Je viens de découvrir ce site, c’est une mine d’or, merci! continuez!
Victor (étudiant)
Bonjour,
Juste un petit correctif…
Les salaires de référence ne sont pas par tête mais par unité de consommation (UC)
– 1 UC pour le premier adulte du ménage ;
– 0,5 UC pour les autres personnes de 14 ans ou plus ;
– 0,3 UC pour les enfants de moins de 14 ans.
http://www.insee.fr/fr/methodes/...
Ce qui change les limites pour un célibataire, un couple, et un couple avec enfant(s).
Pour faire parti des 1% un célibataire devra gagner plus de 7000€/mois, un couple plus de 10000€ un couple avec enfant plus de 15000€.
Je fais appel à votre sagacité: existe-t-il une étude liant les haux revenus et leur degré de prélévement fiscal?
Cela permet de déterminer si les grandes fortunes sont plus ou moins taxées de nos jour…
L’auteur aborde t’il le risque institutionnel que l’augmentation des inégalités permette une capture des institutions par un petit groupe?
C’est notamment une des craintes d’Acemoglu et Robinson et cela donne à réfléchir.
Excellent… Et surtout ne vous laissez pas décourager pas certains commentaires!!!
Il me semble que Olivier Godechot (je crois) a complété le papier (totalement biaisé) de Piketty Landais pour mettre en évidence que l’accroissement des revenus des 0,01% était (comme aux UK et US) du a quelques centaines de salariés de la finance.

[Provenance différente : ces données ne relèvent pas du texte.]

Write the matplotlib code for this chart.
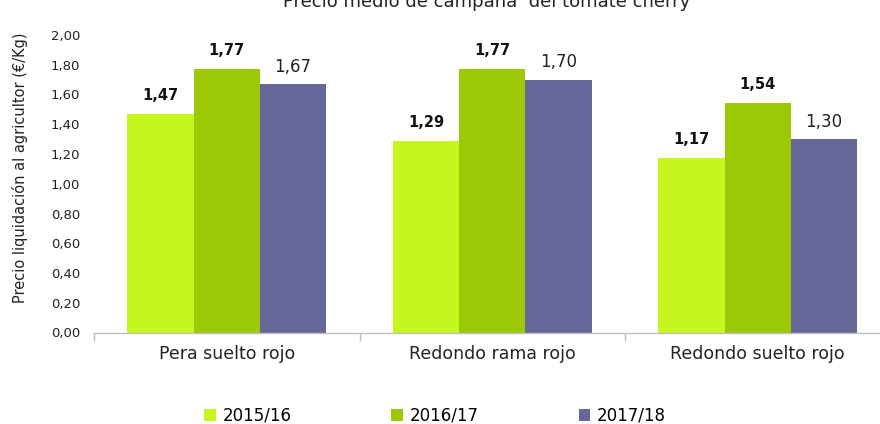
import matplotlib
matplotlib.use("Agg")
import matplotlib.pyplot as plt
import numpy as np
from matplotlib.patches import Patch

categories = ["Pera suelto rojo", "Redondo rama rojo", "Redondo suelto rojo"]
seasons = ["2015/16", "2016/17", "2017/18"]
v1516 = [1.47, 1.29, 1.17]
v1617 = [1.77, 1.77, 1.54]
v1718 = [1.67, 1.70, 1.30]
yticks = [0.0, 0.2, 0.4, 0.6, 0.8, 1.0, 1.2, 1.4, 1.6, 1.8, 2.0]

colors = ["#C5F71F", "#9CC905", "#666699"]
series = [v1516, v1617, v1718]
bold = [True, True, False]

plt.rcParams['font.family'] = ['DejaVu Sans']
fig = plt.figure(figsize=(8.8, 4.24), dpi=100)
ax = fig.add_axes([94/880, 1-332.5/424, (890.5-94)/880, (332.5-35)/424])

x = np.arange(len(categories)) + 0.5
w = 0.25
for i, (vals, c) in enumerate(zip(series, colors)):
    pos = x + (i - 1) * w
    ax.bar(pos, vals, width=w, color=c, label=seasons[i], zorder=2)
    for p, v in zip(pos, vals):
        txt = f"{v:.2f}".replace(".", ",")
        if bold[i]:
            ax.annotate(txt, (p, v), xytext=(0, 8), textcoords="offset points",
                        ha="center", va="bottom", fontsize=10.5, fontweight="bold", color="#111111")
        else:
            ax.annotate(txt, (p, v), xytext=(0, 6), textcoords="offset points",
                        ha="center", va="bottom", fontsize=12, color="#222222")

ax.set_xlim(0, 3)
ax.set_ylim(0, 2.0)
ax.set_yticks(yticks)
ax.set_yticklabels([f"{t:.2f}".replace(".", ",") for t in yticks], fontsize=9.5, color="#222222")
ax.tick_params(axis="y", length=0, pad=10)
ax.set_xticks([0, 1, 2, 3])
ax.set_xticklabels([])
ax.set_xticks(x, minor=True)
ax.set_xticklabels(categories, minor=True, fontsize=12.5, color="#222222")
ax.tick_params(axis="x", which="major", length=6, color="#BFBFBF", width=1)
ax.tick_params(axis="x", which="minor", length=0, pad=9)
for s in ["left", "top", "right"]:
    ax.spines[s].set_visible(False)
ax.spines["bottom"].set_color("#BFBFBF")
ax.spines["bottom"].set_linewidth(1)

fig.text(12/880, 1-168/424, "Precio liquidación al agricultor (€/Kg)", rotation=90,
         ha="left", va="center", fontsize=10.5, color="#222222")

fig.text(487/880, 1-7/424, "Precio medio de campaña  del tomate cherry",
         ha="center", va="baseline", fontsize=13, color="#222222")

handles = [Patch(facecolor=c, edgecolor="none") for c in colors]
fig.legend(handles, seasons, loc="center", bbox_to_anchor=(435/880, 1-416/424), ncol=3,
           frameon=False, fontsize=12, handlelength=0.7, handleheight=0.7,
           handletextpad=0.4, columnspacing=6.0)

fig.savefig("out.png", dpi=100)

Ce qui milite plutôt pour une régulation, a l’ancienne, de la finance qui depuis une quinzaine d’année capture une part de plus en plus importante de la VA, que pour une augmentation des impôts, idée chère a M. Piketty.
Seulement comme on peut le constater tous les jours, aucun gouvernement n’est prêt a contraindre ses "champions nationaux". Même et surtout pas ceux dont la finance est l’ennemi.
Donc votre liste est une mine d’or, mais certaines pépites sont a prendre avec des pincettes.
Merci d’avoir pris le temps d’établir cet index très intéressant.
Même si par sérieux Pech réfute les "idéologies" liant richesse et cupidité, certaines études indiquent une corrélation très nette à travers des expériences variées :
http://www.pnas.org/content/earl...
Le papier est payant (5€) mais vaut le détour.
Réponse de Stéphane Ménia
Accès gratuit ici. En fait, il ne nie pas le sujet. Il dit qu’il s’agit d’une question morale dont on peut se passer.